ESPN NOW

Live sports has been viewed as the final frontier in cord cutting. We may now be approaching the tipping point in VODs usurpation of broadcast television.

Joe Drape and Brooks Barnes from the New York Times:

The “Worldwide Leader in Sports,” as ESPN brands itself, laid off scores of journalists and on-air talent on Wednesday, showing that even the most formidable media kingdom was vulnerable to the transformation upending the sports broadcasting industry as more and more people turn away from cable television.

...

In October 2015, ESPN laid off about 300 people, most of whom were not on camera. The network has been periodically culling its staff as it searches for ways to cut costs and adapts to changing consumer habits, with fans increasingly watching video clips on their smartphones at the expense of traditional highlight shows like “SportsCenter.” With ESPN locked into long-term contracts for programming rights with various sports leagues, savings must primarily come from a reduced staff.

They buried the real lede:

The ESPN layoffs come as Disney accelerates efforts to introduce an ESPN-branded subscription streaming service. The offering, expected this year and made possible by Disney’s $1 billion purchase in 2016 of part of BamTech, Major League Baseball’s streaming division, will include coverage of sports like hockey, tennis, cricket and college sports — mostly rights that are owned by ESPN, but not televised.

Disney bought BamTech (the best streaming infrastructure in the business, powering services like HBO Now and WWE Network; I should know, I used to work there) and is using it to build an OTT streaming platform for live sports!

Correction: Disney acquired a minority stake in BamTech, 33% of the company, for its $1 billion. Makes sense; when I was there, before BamTech was officially spun out of MLBAM, the expected valuation for BamTech was about $2.5 billion.

The profusion of ESPN channels was originally supposed to support multiple simultaneous games, but then they needed to fill all the programming hours and invested in legions of talking heads. A corrosive "fandom" culture took hold in which viewers embraced the shouting matches and venom (seriously, take a look at the comments of any YouTube video featuring the Golden State Warriors or the Cleveland Cavaliers), but it started to turn some off.

Remember this?

Nevertheless, what seemed like intense viewer loyalty and spectacular ad rates helped inflate the cost of broadcast rights, even as improving online streaming and increasingly questionable cable bundle pricing led to "cord cutting" on the fringes.

You know how this movie ends.

A hypothetical "ESPN Now" doesn't need "channels," which means there's less dead air time to fill.
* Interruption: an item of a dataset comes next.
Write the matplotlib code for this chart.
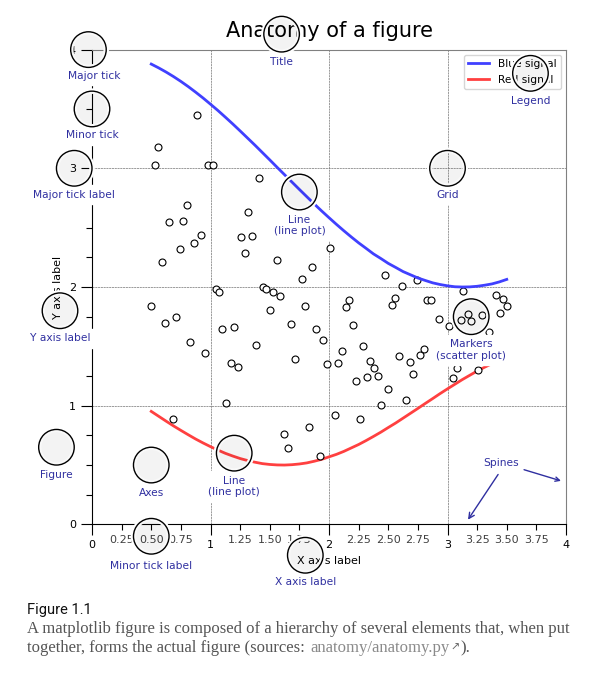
import matplotlib
matplotlib.use("Agg")
import matplotlib.pyplot as plt
from matplotlib.ticker import MultipleLocator, AutoMinorLocator, FuncFormatter
from matplotlib.patches import Circle
from matplotlib.patheffects import withStroke

# --- data ---
X_line = [0.5, 0.5625, 0.625, 0.6875, 0.75, 0.8125, 0.875, 0.9375, 1.0, 1.0625, 1.125,
          1.1875, 1.25, 1.3125, 1.375, 1.4375, 1.5, 1.5625, 1.625, 1.6875, 1.75, 1.8125,
          1.875, 1.9375, 2.0, 2.0625, 2.125, 2.1875, 2.25, 2.3125, 2.375, 2.4375, 2.5,
          2.5625, 2.625, 2.6875, 2.75, 2.8125, 2.875, 2.9375, 3.0, 3.0625, 3.125, 3.1875,
          3.25, 3.3125, 3.375, 3.4375, 3.5]
Y_blue = [3.878, 3.846, 3.811, 3.773, 3.732, 3.688, 3.641, 3.592, 3.540, 3.487, 3.431,
          3.374, 3.315, 3.255, 3.195, 3.133, 3.071, 3.008, 2.946, 2.884, 2.822, 2.761,
          2.700, 2.641, 2.584, 2.528, 2.474, 2.422, 2.372, 2.326, 2.279, 2.240, 2.199,
          2.165, 2.130, 2.103, 2.076, 2.055, 2.035, 2.021, 2.010, 2.002, 2.000, 2.001,
          2.006, 2.015, 2.026, 2.043, 2.064]
Y_red = [0.952, 0.911, 0.870, 0.830, 0.792, 0.755, 0.719, 0.686, 0.655, 0.626, 0.599,
         0.576, 0.555, 0.538, 0.524, 0.512, 0.505, 0.501, 0.500, 0.503, 0.509, 0.518,
         0.532, 0.548, 0.569, 0.590, 0.615, 0.644, 0.673, 0.706, 0.741, 0.777, 0.816,
         0.854, 0.895, 0.936, 0.977, 1.019, 1.060, 1.102, 1.142, 1.181, 1.220, 1.256,
         1.292, 1.324, 1.354, 1.383, 1.408]

X_pts = [0.89, 0.56, 0.53, 0.98, 1.02, 1.41, 0.80, 0.65, 0.77, 1.32, 0.92, 0.86, 0.74,
         1.26, 1.35, 1.29, 0.59, 1.56, 1.86, 1.77, 2.01, 1.05, 1.07, 1.44, 1.47, 1.53,
         1.59, 0.50, 0.62, 0.71, 1.80, 1.50, 1.10, 1.20, 1.68, 1.89, 1.95, 0.83, 0.95,
         1.38, 1.17, 1.23, 1.71, 1.98, 1.13, 0.68, 1.62, 1.83, 1.65, 1.92, 2.47, 2.62,
         2.74, 3.13, 2.17, 2.14, 2.20, 2.56, 2.53, 2.83, 2.86, 2.93, 3.01, 3.11, 3.17,
         3.20, 3.29, 3.41, 3.47, 3.50, 3.44, 3.35, 2.11, 2.29, 2.08, 2.35, 2.38, 2.23,
         2.32, 2.41, 2.59, 2.68, 2.77, 2.80, 2.71, 2.50, 2.65, 2.44, 2.05, 2.26, 3.05,
         3.08, 3.26]
Y_pts = [3.45, 3.18, 3.03, 3.03, 3.03, 2.92, 2.69, 2.55, 2.56, 2.63, 2.44, 2.37, 2.32,
         2.42, 2.43, 2.29, 2.21, 2.23, 2.17, 2.07, 2.33, 1.98, 1.96, 2.00, 1.98, 1.96,
         1.92, 1.84, 1.70, 1.75, 1.84, 1.81, 1.65, 1.66, 1.69, 1.65, 1.55, 1.54, 1.44,
         1.51, 1.36, 1.33, 1.39, 1.35, 1.02, 0.89, 0.76, 0.82, 0.64, 0.58, 2.10, 2.01,
         2.06, 1.97, 1.89, 1.83, 1.68, 1.91, 1.85, 1.89, 1.89, 1.73, 1.67, 1.72, 1.77,
         1.71, 1.76, 1.93, 1.90, 1.84, 1.78, 1.62, 1.46, 1.50, 1.36, 1.38, 1.32, 1.21,
         1.24, 1.25, 1.42, 1.37, 1.43, 1.48, 1.27, 1.14, 1.05, 1.01, 0.92, 0.89, 1.23,
         1.32, 1.30]

ann_color = "#2f2fa0"

fig = plt.figure(figsize=(6.13, 6.80), dpi=100)
ax = fig.add_axes([92 / 613, 1 - 524.4 / 680, 474 / 613, 474.8 / 680])


def minor_tick(x, pos):
    if not x % 1.0:
        return ""
    return "%.2f" % x


ax.xaxis.set_major_locator(MultipleLocator(1.0))
ax.xaxis.set_minor_locator(AutoMinorLocator(4))
ax.yaxis.set_major_locator(MultipleLocator(1.0))
ax.yaxis.set_minor_locator(AutoMinorLocator(4))
ax.xaxis.set_minor_formatter(FuncFormatter(minor_tick))
ax.set_xlim(0, 4)
ax.set_ylim(0, 4)

ax.tick_params(which='major', width=0.8, length=8, labelsize=8)
ax.tick_params(which='minor', width=0.8, length=4, labelsize=8, labelcolor='0.25')
for side in ['top', 'right']:
    ax.spines[side].set_color('0.5')
    ax.spines[side].set_linewidth(0.8)

ax.grid(linestyle=(0, (3, 1)), linewidth=0.5, color='.45', zorder=-10)

ax.plot(X_line, Y_blue, c=(0.25, 0.25, 1.00), lw=2, label="Blue signal", zorder=10)
ax.plot(X_line, Y_red, c=(1.00, 0.25, 0.25), lw=2, label="Red signal")
ax.plot(X_pts, Y_pts, linewidth=0, marker='o', markersize=5,
        markerfacecolor='w', markeredgecolor='k', markeredgewidth=0.8)

ax.set_title("Anatomy of a figure", fontsize=15, verticalalignment='bottom')
ax.set_xlabel("X axis label", fontsize=8)
ax.set_ylabel("Y axis label", fontsize=8)
ax.legend(fontsize=7.7, loc='upper right')


def circle(x, y, radius=0.15):
    c = Circle((x, y), radius, clip_on=False, zorder=10, linewidth=1,
               edgecolor='black', facecolor=(0, 0, 0, .025),
               path_effects=[withStroke(linewidth=4, foreground='w')])
    ax.add_artist(c)


def text(x, y, s):
    ax.text(x, y, s, backgroundcolor="white", ha='center', va='top',
            color=ann_color, fontsize=7.7, zorder=4)


# circles and their labels
circle(-0.03, 4.00); text(0.02, 3.82, "Major tick")
circle(0.00, 3.50); text(0.00, 3.32, "Minor tick")
circle(-0.15, 3.00); text(-0.15, 2.82, "Major tick label")
circle(-0.27, 1.80); text(-0.27, 1.61, "Y axis label")
circle(-0.30, 0.65); text(-0.30, 0.46, "Figure")
circle(0.50, 0.50); text(0.50, 0.31, "Axes")
circle(1.20, 0.60); text(1.20, 0.41, "Line\n(line plot)")
circle(1.75, 2.80); text(1.75, 2.61, "Line\n(line plot)")
circle(1.60, 4.13); text(1.60, 3.94, "Title")
circle(3.70, 3.80); text(3.70, 3.61, "Legend")
circle(3.00, 3.00); text(3.00, 2.82, "Grid")
circle(3.20, 1.75); text(3.20, 1.56, "Markers\n(scatter plot)")
circle(0.50, -0.10); text(0.50, -0.31, "Minor tick label")
circle(1.80, -0.26); text(1.80, -0.44, "X axis label")

ax.annotate('Spines', xy=(3.98, 0.36), xytext=(3.45, 0.52), color=ann_color,
            fontsize=7.7, ha='center', va='center',
            arrowprops=dict(arrowstyle='->', connectionstyle="arc3", color=ann_color))
ax.annotate('', xy=(3.16, 0.02), xytext=(3.44, 0.44), color=ann_color,
            arrowprops=dict(arrowstyle='->', connectionstyle="arc3", color=ann_color))

# caption below the figure
fig.text(27 / 613, 1 - 610 / 680, "Figure 1.1", fontsize=10.5, family='Roboto',
         va='center', color='#111111')
fig.text(27 / 613, 1 - 629 / 680,
         "A matplotlib figure is composed of a hierarchy of several elements that, when put",
         fontsize=12, family='Liberation Serif', va='center', color='#555555')

renderer = fig.canvas.get_renderer()
pieces = [("together, forms the actual figure (sources: ", '#555555', 12, 'Liberation Serif'),
          ("anatomy/anatomy.py", '#8a8a8a', 12, 'Liberation Serif'),
          ("\u2197", '#666666', 8, 'DejaVu Sans'),
          (").", '#555555', 12, 'Liberation Serif')]
xpos = 27
for s, col, fs, fam in pieces:
    t = fig.text(xpos / 613, 1 - 648 / 680, s, fontsize=fs, family=fam,
                 va='center', color=col)
    xpos += t.get_window_extent(renderer).width + 1

fig.savefig("out.png", dpi=100)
It can offer a primary "live" stream of games interleaved with short highlights and analysis segments, while potentially offering on-demand access to full-length streams of all the sports ESPN holds broadcast rights to. It just doesn't need as much conventional on-air talent.

There will be new opportunities around scripted content like 30 for 30 or Outside the Lines across the entire range of sports, because a streaming platform doesn't inherently prioritize any one over the others. Got a compelling deep dive into the world of Russian women's pro curling? There's now potentially room for that, on equal footing with the annual hagiography of the Super Bowl-winning team.


By the way, Disney's acquisition of investment in BamTech makes me wonder about the prospects for Netflix's "exclusive streaming partner" relationship. With BamTech in-house, Disney could spin up a Netflix competitor of its own, and it has the depth of catalog in film, tv, animation and (via ESPN) sports to make it a compelling alternative.

Live sports has been viewed as the final frontier in cord cutting, and between Twitter's NFL streaming last season, Amazon's $50 million deal for those same rights in the upcoming one and this Disney/ESPN/BamTech development, we may be approaching the tipping point in VODs usurpation of broadcast television.

As someone who's been cable-free since 2009, but who loves sports, I can't wait for ESPN Now in 2018!